▶ **PROBLEM TO SOLVE**
Output each line exactly as it appears, skipping any embedded picture.

▶ **DATA LINES**
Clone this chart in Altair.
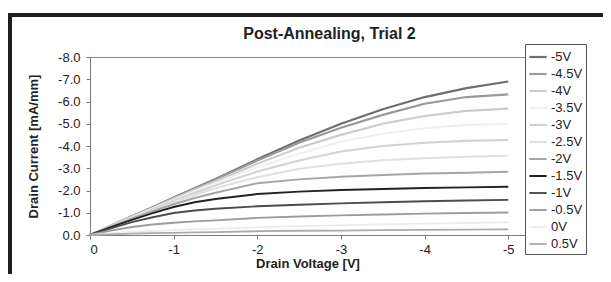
import altair as alt
import pandas as pd

# Drain voltage sample points (V)
vd = [0, -0.25, -0.5, -0.75, -1, -1.25, -1.5, -2, -2.5, -3, -3.5, -4, -4.5, -5]

# Gate voltage series names (legend order)
series = ["-5V", "-4.5V", "-4V", "-3.5V", "-3V", "-2.5V", "-2V", "-1.5V", "-1V", "-0.5V", "0V", "0.5V"]

# Drain current values (mA/mm)
i_m5 = [0, -0.42, -0.84, -1.25, -1.68, -2.10, -2.52, -3.40, -4.25, -5.00, -5.65, -6.20, -6.60, -6.90]
i_m45 = [0, -0.42, -0.84, -1.25, -1.67, -2.08, -2.50, -3.35, -4.15, -4.82, -5.40, -5.90, -6.20, -6.32]
i_m4 = [0, -0.41, -0.82, -1.22, -1.63, -2.03, -2.42, -3.20, -3.92, -4.50, -5.00, -5.35, -5.58, -5.68]
i_m35 = [0, -0.40, -0.80, -1.19, -1.58, -1.97, -2.34, -3.05, -3.65, -4.20, -4.55, -4.80, -4.95, -5.00]
i_m3 = [0, -0.39, -0.78, -1.16, -1.53, -1.89, -2.23, -2.85, -3.35, -3.75, -4.00, -4.15, -4.23, -4.27]
i_m25 = [0, -0.38, -0.76, -1.12, -1.47, -1.80, -2.10, -2.60, -2.98, -3.20, -3.36, -3.45, -3.52, -3.56]
i_m2 = [0, -0.37, -0.73, -1.07, -1.38, -1.66, -1.90, -2.33, -2.50, -2.62, -2.70, -2.76, -2.80, -2.84]
i_m15 = [0, -0.35, -0.68, -0.98, -1.26, -1.47, -1.62, -1.84, -1.95, -2.02, -2.07, -2.11, -2.14, -2.17]
i_m1 = [0, -0.30, -0.58, -0.80, -0.99, -1.10, -1.18, -1.29, -1.36, -1.42, -1.47, -1.52, -1.55, -1.58]
i_m05 = [0, -0.20, -0.36, -0.47, -0.55, -0.61, -0.66, -0.77, -0.83, -0.88, -0.92, -0.96, -0.99, -1.01]
i_0 = [0, -0.08, -0.14, -0.18, -0.22, -0.25, -0.28, -0.35, -0.40, -0.44, -0.48, -0.51, -0.54, -0.57]
i_p05 = [0, -0.03, -0.06, -0.08, -0.10, -0.12, -0.13, -0.17, -0.19, -0.20, -0.22, -0.23, -0.24, -0.25]

currents = [i_m5, i_m45, i_m4, i_m35, i_m3, i_m25, i_m2, i_m15, i_m1, i_m05, i_0, i_p05]

colors = ["#6e6e6e", "#999999", "#cccccc", "#efefef", "#d2d2d2", "#e0e0e0",
          "#a5a5a5", "#222222", "#4c4c4c", "#9c9c9c", "#ececec", "#ababab"]
widths = [2.2, 1.8, 1.6, 1.6, 1.6, 1.6, 1.6, 2.4, 2.0, 1.6, 1.6, 1.6]

rows = []
for k, (name, vals) in enumerate(zip(series, currents)):
    for x, y in zip(vd, vals):
        rows.append({"Vg": name, "Vd": x, "Id": y, "ord": k})
df = pd.DataFrame(rows)

FONT = "Liberation Sans"

legend = alt.Legend(
    title=None, orient="none", legendX=435, legendY=-13,
    symbolType="stroke", symbolSize=300, labelFontSize=13, labelFont=FONT,
    labelColor="#222222", strokeColor="#555555", fillColor="white",
    padding=3, rowPadding=0, labelOffset=3,
)

lines = alt.Chart(df).mark_line(interpolate="linear").encode(
    x=alt.X("Vd:Q",
            scale=alt.Scale(domain=[0, -5.2], nice=False, zero=False),
            axis=alt.Axis(values=[0, -1, -2, -3, -4, -5], title="Drain Voltage [V]",
                          labelExpr="datum.value == 0 ? '0' : '-' + format(abs(datum.value), 'd')",
                          titlePadding=1, labelPadding=4)),
    y=alt.Y("Id:Q",
            scale=alt.Scale(domain=[0, -8], nice=False, zero=False),
            axis=alt.Axis(values=[0, -1, -2, -3, -4, -5, -6, -7, -8], title="Drain Current [mA/mm]",
                          labelExpr="datum.value == 0 ? '0.0' : '-' + format(abs(datum.value), '.1f')",
                          titlePadding=17, labelPadding=6)),
    color=alt.Color("Vg:N", scale=alt.Scale(domain=series, range=colors), legend=legend),
    strokeWidth=alt.StrokeWidth("Vg:N", scale=alt.Scale(domain=series, range=widths), legend=legend),
    order=alt.Order("ord:Q", sort="descending"),
    detail="Vg:N",
)

frame = alt.Chart(pd.DataFrame({"a": [0]})).mark_rect(
    filled=False, fillOpacity=0, stroke="#1e1e1e", strokeWidth=4, clip=False
).encode(x=alt.value(-80), x2=alt.value(560), y=alt.value(-42), y2=alt.value(260))

chart = alt.layer(frame, lines).properties(
    width=435, height=178,
    padding={"left": 82, "top": 49, "right": 78, "bottom": 39},
    autosize=alt.AutoSizeParams(type="none"),
    title=alt.TitleParams("Post-Annealing, Trial 2", fontSize=16, font=FONT, fontWeight="bold",
                          color="#222222", dx=22, offset=-29, anchor="middle", zindex=2),
).configure_view(
    stroke="#8a8a8a", strokeWidth=1
).configure_axis(
    domainColor="#7a7a7a", tickColor="#7a7a7a", tickSize=4, grid=False,
    labelFont=FONT, labelFontSize=13, labelColor="#222222",
    titleFont=FONT, titleFontSize=13, titleFontWeight="bold", titleColor="#222222",
)

chart.save("out.html", embed_options={"renderer": "svg", "actions": False})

▶ **FINISHED EXERCISE**
Clone this chart in Altair.
import altair as alt
import pandas as pd

# Drain voltage sample points (V)
vd = [0, -0.25, -0.5, -0.75, -1, -1.25, -1.5, -2, -2.5, -3, -3.5, -4, -4.5, -5]

# Gate voltage series names (legend order)
series = ["-5V", "-4.5V", "-4V", "-3.5V", "-3V", "-2.5V", "-2V", "-1.5V", "-1V", "-0.5V", "0V", "0.5V"]

# Drain current values (mA/mm)
i_m5 = [0, -0.42, -0.84, -1.25, -1.68, -2.10, -2.52, -3.40, -4.25, -5.00, -5.65, -6.20, -6.60, -6.90]
i_m45 = [0, -0.42, -0.84, -1.25, -1.67, -2.08, -2.50, -3.35, -4.15, -4.82, -5.40, -5.90, -6.20, -6.32]
i_m4 = [0, -0.41, -0.82, -1.22, -1.63, -2.03, -2.42, -3.20, -3.92, -4.50, -5.00, -5.35, -5.58, -5.68]
i_m35 = [0, -0.40, -0.80, -1.19, -1.58, -1.97, -2.34, -3.05, -3.65, -4.20, -4.55, -4.80, -4.95, -5.00]
i_m3 = [0, -0.39, -0.78, -1.16, -1.53, -1.89, -2.23, -2.85, -3.35, -3.75, -4.00, -4.15, -4.23, -4.27]
i_m25 = [0, -0.38, -0.76, -1.12, -1.47, -1.80, -2.10, -2.60, -2.98, -3.20, -3.36, -3.45, -3.52, -3.56]
i_m2 = [0, -0.37, -0.73, -1.07, -1.38, -1.66, -1.90, -2.33, -2.50, -2.62, -2.70, -2.76, -2.80, -2.84]
i_m15 = [0, -0.35, -0.68, -0.98, -1.26, -1.47, -1.62, -1.84, -1.95, -2.02, -2.07, -2.11, -2.14, -2.17]
i_m1 = [0, -0.30, -0.58, -0.80, -0.99, -1.10, -1.18, -1.29, -1.36, -1.42, -1.47, -1.52, -1.55, -1.58]
i_m05 = [0, -0.20, -0.36, -0.47, -0.55, -0.61, -0.66, -0.77, -0.83, -0.88, -0.92, -0.96, -0.99, -1.01]
i_0 = [0, -0.08, -0.14, -0.18, -0.22, -0.25, -0.28, -0.35, -0.40, -0.44, -0.48, -0.51, -0.54, -0.57]
i_p05 = [0, -0.03, -0.06, -0.08, -0.10, -0.12, -0.13, -0.17, -0.19, -0.20, -0.22, -0.23, -0.24, -0.25]

currents = [i_m5, i_m45, i_m4, i_m35, i_m3, i_m25, i_m2, i_m15, i_m1, i_m05, i_0, i_p05]

colors = ["#6e6e6e", "#999999", "#cccccc", "#efefef", "#d2d2d2", "#e0e0e0",
          "#a5a5a5", "#222222", "#4c4c4c", "#9c9c9c", "#ececec", "#ababab"]
widths = [2.2, 1.8, 1.6, 1.6, 1.6, 1.6, 1.6, 2.4, 2.0, 1.6, 1.6, 1.6]

rows = []
for k, (name, vals) in enumerate(zip(series, currents)):
    for x, y in zip(vd, vals):
        rows.append({"Vg": name, "Vd": x, "Id": y, "ord": k})
df = pd.DataFrame(rows)

FONT = "Liberation Sans"

legend = alt.Legend(
    title=None, orient="none", legendX=435, legendY=-13,
    symbolType="stroke", symbolSize=300, labelFontSize=13, labelFont=FONT,
    labelColor="#222222", strokeColor="#555555", fillColor="white",
    padding=3, rowPadding=0, labelOffset=3,
)

lines = alt.Chart(df).mark_line(interpolate="linear").encode(
    x=alt.X("Vd:Q",
            scale=alt.Scale(domain=[0, -5.2], nice=False, zero=False),
            axis=alt.Axis(values=[0, -1, -2, -3, -4, -5], title="Drain Voltage [V]",
                          labelExpr="datum.value == 0 ? '0' : '-' + format(abs(datum.value), 'd')",
                          titlePadding=1, labelPadding=4)),
    y=alt.Y("Id:Q",
            scale=alt.Scale(domain=[0, -8], nice=False, zero=False),
            axis=alt.Axis(values=[0, -1, -2, -3, -4, -5, -6, -7, -8], title="Drain Current [mA/mm]",
                          labelExpr="datum.value == 0 ? '0.0' : '-' + format(abs(datum.value), '.1f')",
                          titlePadding=17, labelPadding=6)),
    color=alt.Color("Vg:N", scale=alt.Scale(domain=series, range=colors), legend=legend),
    strokeWidth=alt.StrokeWidth("Vg:N", scale=alt.Scale(domain=series, range=widths), legend=legend),
    order=alt.Order("ord:Q", sort="descending"),
    detail="Vg:N",
)

frame = alt.Chart(pd.DataFrame({"a": [0]})).mark_rect(
    filled=False, fillOpacity=0, stroke="#1e1e1e", strokeWidth=4, clip=False
).encode(x=alt.value(-80), x2=alt.value(560), y=alt.value(-42), y2=alt.value(260))

chart = alt.layer(frame, lines).properties(
    width=435, height=178,
    padding={"left": 82, "top": 49, "right": 78, "bottom": 39},
    autosize=alt.AutoSizeParams(type="none"),
    title=alt.TitleParams("Post-Annealing, Trial 2", fontSize=16, font=FONT, fontWeight="bold",
                          color="#222222", dx=22, offset=-29, anchor="middle", zindex=2),
).configure_view(
    stroke="#8a8a8a", strokeWidth=1
).configure_axis(
    domainColor="#7a7a7a", tickColor="#7a7a7a", tickSize=4, grid=False,
    labelFont=FONT, labelFontSize=13, labelColor="#222222",
    titleFont=FONT, titleFontSize=13, titleFontWeight="bold", titleColor="#222222",
)

chart.save("out.html", embed_options={"renderer": "svg", "actions": False})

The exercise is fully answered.